MATERIAL SUPPLIED:
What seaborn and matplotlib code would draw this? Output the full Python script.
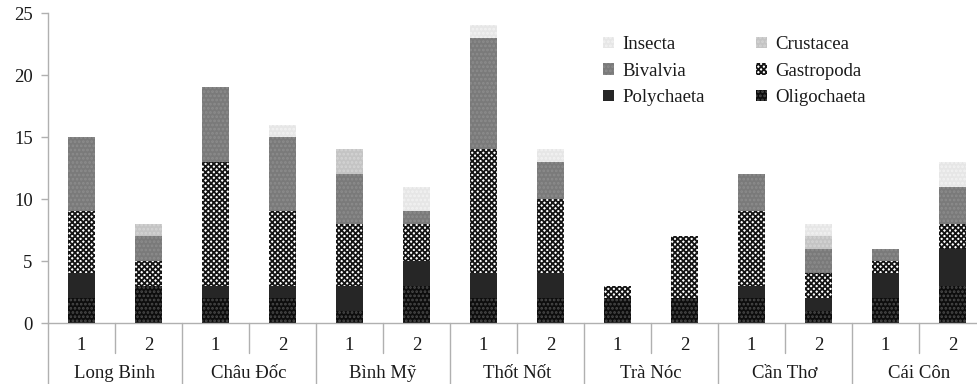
import matplotlib
matplotlib.use("Agg")
import matplotlib.pyplot as plt
import seaborn as sns
import numpy as np
import pandas as pd
from matplotlib.patches import Patch
from matplotlib.lines import Line2D
import matplotlib.transforms as mtransforms

# ---- data ----
sites = ["Long Binh", "Châu Đốc", "Bình Mỹ", "Thốt Nốt", "Trà Nóc", "Cần Thơ", "Cái Côn"]
samples = ["1", "2"]
oligochaeta = [2, 3, 2, 2, 1, 3, 2, 2, 2, 2, 2, 1, 2, 3]
polychaeta  = [2, 0, 1, 1, 2, 2, 2, 2, 0, 0, 1, 1, 2, 3]
gastropoda  = [5, 2, 10, 6, 5, 3, 10, 6, 1, 5, 6, 2, 1, 2]
bivalvia    = [6, 2, 6, 6, 4, 1, 9, 3, 0, 0, 3, 2, 1, 3]
crustacea   = [0, 1, 0, 0, 2, 0, 0, 0, 0, 0, 0, 1, 0, 0]
insecta     = [0, 0, 0, 1, 0, 2, 1, 1, 0, 0, 0, 1, 0, 2]
yticks = [0, 5, 10, 15, 20, 25]

series_names = ["Oligochaeta", "Polychaeta", "Gastropoda", "Bivalvia", "Crustacea", "Insecta"]
series_vals = [oligochaeta, polychaeta, gastropoda, bivalvia, crustacea, insecta]
styles = {
    "Oligochaeta": dict(facecolor="#0d0d0d", hatch="....", edgecolor="#4a4a4a"),
    "Polychaeta":  dict(facecolor="#262626", hatch=None, edgecolor="#262626"),
    "Gastropoda":  dict(facecolor="#ffffff", hatch="xxxxxx", edgecolor="#141414"),
    "Bivalvia":    dict(facecolor="#7a7a7a", hatch="....", edgecolor="#8c8c8c"),
    "Crustacea":   dict(facecolor="#c4c4c4", hatch="....", edgecolor="#d4d4d4"),
    "Insecta":     dict(facecolor="#e6e6e6", hatch="....", edgecolor="#f2f2f2"),
}

bar_labels = [f"{s}-{n}" for s in sites for n in samples]

sns.set_theme(style="white")
plt.rcParams["font.family"] = ["Liberation Serif", "DejaVu Serif"]
plt.rcParams["hatch.linewidth"] = 1.3

FS = 13.5
TXT = "#1a1a1a"

fig = plt.figure(figsize=(9.78, 3.84), dpi=100)
ax = fig.add_axes([48 / 978, 1 - 323 / 384, 938 / 978, 310 / 384])

cum = np.cumsum(np.array(series_vals), axis=0)
# draw from top of the stack down so lower segments overlay the cumulative totals
for i in range(len(series_names) - 1, -1, -1):
    name = series_names[i]
    df = pd.DataFrame({"bar": bar_labels, "value": cum[i]})
    st = styles[name]
    sns.barplot(data=df, x="bar", y="value", order=bar_labels, ax=ax,
                color=st["facecolor"], saturation=1, width=0.4,
                hatch=st["hatch"], edgecolor=st["edgecolor"], linewidth=0,
                errorbar=None)

ax.set_xlim(-0.5, len(bar_labels) - 0.5)
ax.set_ylim(0, 25)
ax.set_yticks(yticks)
ax.set_xticks([])
ax.set_xlabel("")
ax.set_ylabel("")
for side in ["top", "right"]:
    ax.spines[side].set_visible(False)
for side in ["left", "bottom"]:
    ax.spines[side].set_color("#b0b0b0")
    ax.spines[side].set_linewidth(1.0)
ax.tick_params(axis="y", left=True, length=5, width=1, color="#b0b0b0",
               labelsize=FS, pad=6, labelcolor=TXT)

# two-level x labels with separators
trans = mtransforms.blended_transform_factory(ax.transData, ax.transAxes)
ax_h = 310.0
for k in range(len(bar_labels)):
    ax.text(k, -23 / ax_h, samples[k % 2], transform=trans, ha="center", va="center",
            fontsize=FS, color=TXT)
for g, s in enumerate(sites):
    ax.text(2 * g + 0.5, -50 / ax_h, s, transform=trans, ha="center", va="center",
            fontsize=FS, color=TXT)
for g in range(len(sites) + 1):
    x = 2 * g - 0.5
    ax.add_line(Line2D([x, x], [0, -62 / ax_h], transform=trans, color="#b0b0b0",
                       lw=1.0, clip_on=False))
for g in range(len(sites)):
    x = 2 * g + 0.5
    ax.add_line(Line2D([x, x], [0, -30 / ax_h], transform=trans, color="#b0b0b0",
                       lw=1.0, clip_on=False))

# legend (row-wise order: Insecta, Crustacea / Bivalvia, Gastropoda / Polychaeta, Oligochaeta)
leg_order = ["Insecta", "Bivalvia", "Polychaeta", "Crustacea", "Gastropoda", "Oligochaeta"]
handles = [Patch(facecolor=styles[n]["facecolor"], hatch=styles[n]["hatch"],
                 edgecolor=styles[n]["edgecolor"], linewidth=0, label=n) for n in leg_order]
leg = fig.legend(handles=handles, loc="upper left", bbox_to_anchor=(594 / 978, 1 - 27 / 384),
                 ncol=2, frameon=False, fontsize=FS, handlelength=0.55, handleheight=0.55,
                 handletextpad=0.45, columnspacing=2.75, labelspacing=0.5, borderpad=0)
for t in leg.get_texts():
    t.set_color(TXT)

fig.savefig("out.png", dpi=100)
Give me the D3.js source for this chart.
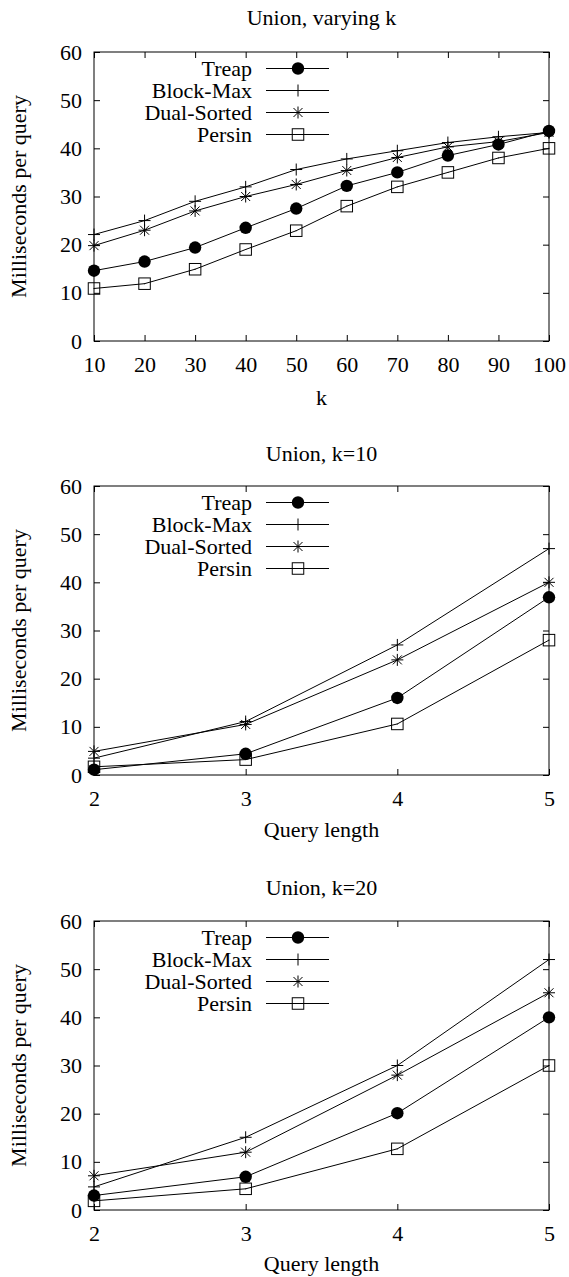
<!DOCTYPE html>
<html>
  <head>
    <script src="https://d3js.org/d3.v7.min.js"></script>
    <style>
      body { margin: 0; background: #fff; }
      svg text { font-family: "Liberation Serif", "Times New Roman", Times, serif; fill: #000; }
    </style>
  </head>
  <body>
    <div id="chart"></div>
    <script>
      // Series names and tick labels
      const seriesNames = ["Treap", "Block-Max", "Dual-Sorted", "Persin"];
      const yTicks = [0, 10, 20, 30, 40, 50, 60];

      // Panel 1: varying k
      const kValues = [10, 20, 30, 40, 50, 60, 70, 80, 90, 100];
      const treapK = [14.6, 16.5, 19.4, 23.5, 27.5, 32.2, 35.0, 38.5, 40.8, 43.6];
      const blockMaxK = [22.1, 25.0, 29.0, 32.0, 35.6, 37.8, 39.5, 41.2, 42.4, 43.3];
      const dualSortedK = [19.8, 23.0, 27.0, 30.0, 32.5, 35.4, 38.1, 40.3, 41.4, 43.3];
      const persinK = [10.9, 11.9, 14.9, 19.0, 22.9, 28.0, 32.0, 35.0, 38.0, 40.0];

      // Panels 2 and 3: query length
      const queryLengths = [2, 3, 4, 5];
      const treapQ10 = [1.1, 4.4, 16.0, 36.9];
      const blockMaxQ10 = [3.5, 11.1, 27.0, 47.0];
      const dualSortedQ10 = [4.9, 10.5, 23.9, 40.0];
      const persinQ10 = [1.7, 3.2, 10.6, 28.0];

      const treapQ20 = [3.0, 6.9, 20.1, 40.0];
      const blockMaxQ20 = [4.8, 15.1, 30.0, 52.0];
      const dualSortedQ20 = [7.1, 12.0, 28.0, 45.1];
      const persinQ20 = [1.9, 4.4, 12.7, 30.0];

      const panels = [
        { title: "Union, varying k", xLabel: "k", xs: kValues,
          series: [treapK, blockMaxK, dualSortedK, persinK], top: 52, titleOff: 27, labelOff: 64 },
        { title: "Union, k=10", xLabel: "Query length", xs: queryLengths,
          series: [treapQ10, blockMaxQ10, dualSortedQ10, persinQ10], top: 486, titleOff: 25, labelOff: 62 },
        { title: "Union, k=20", xLabel: "Query length", xs: queryLengths,
          series: [treapQ20, blockMaxQ20, dualSortedQ20, persinQ20], top: 921, titleOff: 26, labelOff: 61 }
      ];

      const W = 569, H = 1277;
      const left = 94, right = 549, plotH = 289;
      const ink = "#000";
      const fontSize = 22;
      const serif = '"Liberation Serif", "Times New Roman", Times, serif';

      const svg = d3.select("#chart").append("svg")
        .attr("width", W).attr("height", H)
        .attr("font-family", serif);

      // point symbols, gnuplot style
      function drawMarker(g, type, x, y) {
        if (type === 0) {
          g.append("circle").attr("cx", x).attr("cy", y).attr("r", 6.2).attr("fill", ink);
        } else if (type === 1) {
          g.append("path").attr("d", `M${x - 6},${y}H${x + 6}M${x},${y - 6}V${y + 6}`)
            .attr("stroke", ink).attr("fill", "none");
        } else if (type === 2) {
          const d = 4.5;
          g.append("path")
            .attr("d", `M${x - 6},${y}H${x + 6}M${x},${y - 6}V${y + 6}M${x - d},${y - d}L${x + d},${y + d}M${x - d},${y + d}L${x + d},${y - d}`)
            .attr("stroke", ink).attr("fill", "none");
        } else {
          g.append("rect").attr("x", x - 5.75).attr("y", y - 5.75).attr("width", 11.5).attr("height", 11.5)
            .attr("fill", "none").attr("stroke", ink);
          g.append("rect").attr("x", x - 0.5).attr("y", y - 0.5).attr("width", 1).attr("height", 1).attr("fill", ink);
        }
      }

      panels.forEach((p) => {
        const top = p.top, bottom = top + plotH;
        const x = d3.scaleLinear().domain(d3.extent(p.xs)).range([left, right]);
        const y = d3.scaleLinear().domain([0, 60]).range([bottom, top]);
        const g = svg.append("g");

        // title
        g.append("text").attr("x", (left + right) / 2).attr("y", top - p.titleOff)
          .attr("text-anchor", "middle").style("font-size", fontSize + "px").text(p.title);

        // y axis, inward ticks, mirrored on the right
        const yl = g.append("g").attr("transform", `translate(${left},0)`)
          .call(d3.axisLeft(y).tickValues(yTicks).tickSizeInner(-6).tickSizeOuter(0).tickPadding(12));
        const yr = g.append("g").attr("transform", `translate(${right},0)`)
          .call(d3.axisRight(y).tickValues(yTicks).tickSizeInner(-6).tickSizeOuter(0).tickFormat(""));
        // x axis, mirrored on top
        const xb = g.append("g").attr("transform", `translate(0,${bottom})`)
          .call(d3.axisBottom(x).tickValues(p.xs).tickFormat(d3.format("d"))
            .tickSizeInner(-6).tickSizeOuter(0).tickPadding(15));
        const xt = g.append("g").attr("transform", `translate(0,${top})`)
          .call(d3.axisTop(x).tickValues(p.xs).tickSizeInner(-6).tickSizeOuter(0).tickFormat(""));
        [yl, yr, xb, xt].forEach((a) => {
          a.attr("font-family", serif).attr("font-size", fontSize);
          a.select(".domain").remove();
          a.selectAll("line").attr("stroke", ink);
          a.selectAll("text").attr("fill", ink);
        });

        // frame
        g.append("rect").attr("x", left).attr("y", top)
          .attr("width", right - left).attr("height", plotH)
          .attr("fill", "none").attr("stroke", ink);

        // axis labels
        g.append("text").attr("x", (left + right) / 2).attr("y", bottom + p.labelOff)
          .attr("text-anchor", "middle").style("font-size", fontSize + "px").text(p.xLabel);
        g.append("text")
          .attr("transform", `translate(26,${(top + bottom) / 2}) rotate(-90)`)
          .attr("text-anchor", "middle").style("font-size", fontSize + "px").text("Milliseconds per query");

        // series
        const line = d3.line().x((d) => x(d[0])).y((d) => y(d[1]));
        p.series.forEach((vals, i) => {
          const pts = p.xs.map((xv, j) => [xv, vals[j]]);
          g.append("path").datum(pts).attr("d", line)
            .attr("fill", "none").attr("stroke", ink).attr("stroke-width", 1);
          pts.forEach((d) => drawMarker(g, i, x(d[0]), y(d[1])));
        });

        // legend
        seriesNames.forEach((name, i) => {
          const ly = top + 16.5 + i * 22;
          g.append("text").attr("x", 252).attr("y", ly).attr("dy", "0.35em")
            .attr("text-anchor", "end").style("font-size", fontSize + "px").text(name);
          g.append("line").attr("x1", 266).attr("x2", 329).attr("y1", ly).attr("y2", ly)
            .attr("stroke", ink);
          drawMarker(g, i, 298, ly);
        });
      });
    </script>
  </body>
</html>
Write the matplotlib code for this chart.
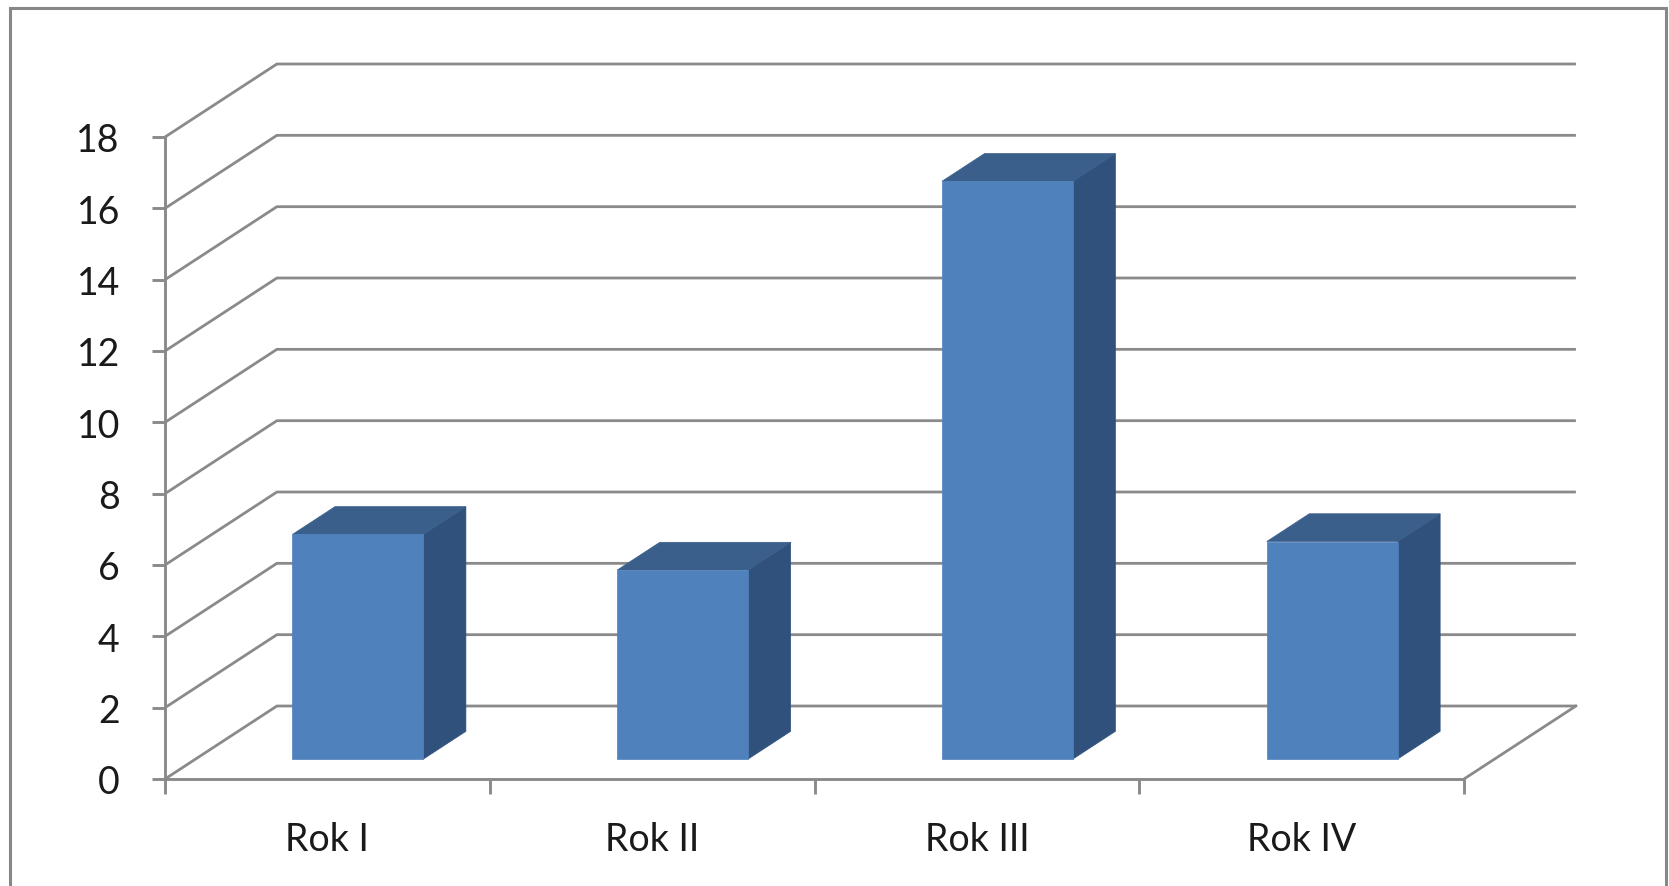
import matplotlib.pyplot as plt
from matplotlib.patches import Polygon, Rectangle

categories = ["Rok I", "Rok II", "Rok III", "Rok IV"]
values = [6.3, 5.3, 16.2, 6.1]
y_ticks = list(range(0, 20, 2))

W, H = 1669, 887
GRID = "#8a8a8a"
FRONT = "#4f81bd"
TOP = "#3b5f8b"
SIDE = "#30517b"

# oblique depth of the floor / back wall, in data units
ddx, ddy = 112 / 325, 73 / 35.67
bar_w = 0.403
front_frac, bar_depth = 0.273, 0.38

plt.rcParams['font.family'] = ['Lato', 'DejaVu Sans']

fig = plt.figure(figsize=(W / 100, H / 100), dpi=100)
ax = fig.add_axes([165 / W, (H - 780) / H, (1464 - 165) / W, (780 - 138) / H])
ax.set_xlim(0, len(categories))
ax.set_ylim(0, 18)

for s in ["top", "right"]:
    ax.spines[s].set_visible(False)
for s in ["left", "bottom"]:
    ax.spines[s].set_color(GRID)
    ax.spines[s].set_linewidth(2.1)

ax.set_yticks(y_ticks)
ax.set_yticklabels([str(t) for t in y_ticks])
ax.set_xticks(range(len(categories) + 1))
ax.set_xticklabels([])
ax.tick_params(axis="y", length=9.5, width=2.1, color=GRID, pad=23,
               labelsize=27, labelcolor="#1a1a1a")
ax.tick_params(axis="x", length=11, width=2.1, color=GRID)

# back wall gridlines and floor
n = len(categories)
for t in y_ticks:
    ax.plot([0, ddx, n + ddx], [t, t + ddy, t + ddy], color=GRID, lw=2.0,
            clip_on=False, zorder=1, solid_capstyle="butt")
ax.plot([n, n + ddx], [0, ddy], color=GRID, lw=2.0, clip_on=False, zorder=1)

# 3d-looking columns
fx, fy = front_frac * ddx, front_frac * ddy
bx, by = bar_depth * ddx, bar_depth * ddy
for i, v in enumerate(values):
    x0 = i + 0.5 - bar_w / 2 + fx
    x1 = x0 + bar_w
    front = [(x0, fy), (x1, fy), (x1, fy + v), (x0, fy + v)]
    top = [(x0, fy + v), (x1, fy + v), (x1 + bx, fy + v + by), (x0 + bx, fy + v + by)]
    side = [(x1, fy), (x1 + bx, fy + by), (x1 + bx, fy + v + by), (x1, fy + v)]
    for pts, c in [(side, SIDE), (top, TOP), (front, FRONT)]:
        ax.add_patch(Polygon(pts, closed=True, fc=c, ec=c, lw=0.5,
                             clip_on=False, zorder=3))

for i, c in enumerate(categories):
    ax.text(i + 0.5, -1.68, c, ha="center", va="center", fontsize=27,
            color="#1a1a1a", clip_on=False)

fig.add_artist(Rectangle((10 / W, -0.05), (1666 - 10) / W, (H - 9) / H + 0.05,
                         transform=fig.transFigure, fill=False, ec="#878787", lw=2.2))

plt.savefig("out.png", dpi=100)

EXERCISE TASK: Transcribe exactly the lines between the one containing "Write the matplotlib code for this chart." and the one containing "clip_on=False, zorder=3))", counting both ends. Pictures are not copied.

COMPLETE RESPONSE:
Write the matplotlib code for this chart.
import matplotlib.pyplot as plt
from matplotlib.patches import Polygon, Rectangle

categories = ["Rok I", "Rok II", "Rok III", "Rok IV"]
values = [6.3, 5.3, 16.2, 6.1]
y_ticks = list(range(0, 20, 2))

W, H = 1669, 887
GRID = "#8a8a8a"
FRONT = "#4f81bd"
TOP = "#3b5f8b"
SIDE = "#30517b"

# oblique depth of the floor / back wall, in data units
ddx, ddy = 112 / 325, 73 / 35.67
bar_w = 0.403
front_frac, bar_depth = 0.273, 0.38

plt.rcParams['font.family'] = ['Lato', 'DejaVu Sans']

fig = plt.figure(figsize=(W / 100, H / 100), dpi=100)
ax = fig.add_axes([165 / W, (H - 780) / H, (1464 - 165) / W, (780 - 138) / H])
ax.set_xlim(0, len(categories))
ax.set_ylim(0, 18)

for s in ["top", "right"]:
    ax.spines[s].set_visible(False)
for s in ["left", "bottom"]:
    ax.spines[s].set_color(GRID)
    ax.spines[s].set_linewidth(2.1)

ax.set_yticks(y_ticks)
ax.set_yticklabels([str(t) for t in y_ticks])
ax.set_xticks(range(len(categories) + 1))
ax.set_xticklabels([])
ax.tick_params(axis="y", length=9.5, width=2.1, color=GRID, pad=23,
               labelsize=27, labelcolor="#1a1a1a")
ax.tick_params(axis="x", length=11, width=2.1, color=GRID)

# back wall gridlines and floor
n = len(categories)
for t in y_ticks:
    ax.plot([0, ddx, n + ddx], [t, t + ddy, t + ddy], color=GRID, lw=2.0,
            clip_on=False, zorder=1, solid_capstyle="butt")
ax.plot([n, n + ddx], [0, ddy], color=GRID, lw=2.0, clip_on=False, zorder=1)

# 3d-looking columns
fx, fy = front_frac * ddx, front_frac * ddy
bx, by = bar_depth * ddx, bar_depth * ddy
for i, v in enumerate(values):
    x0 = i + 0.5 - bar_w / 2 + fx
    x1 = x0 + bar_w
    front = [(x0, fy), (x1, fy), (x1, fy + v), (x0, fy + v)]
    top = [(x0, fy + v), (x1, fy + v), (x1 + bx, fy + v + by), (x0 + bx, fy + v + by)]
    side = [(x1, fy), (x1 + bx, fy + by), (x1 + bx, fy + v + by), (x1, fy + v)]
    for pts, c in [(side, SIDE), (top, TOP), (front, FRONT)]:
        ax.add_patch(Polygon(pts, closed=True, fc=c, ec=c, lw=0.5,
                             clip_on=False, zorder=3))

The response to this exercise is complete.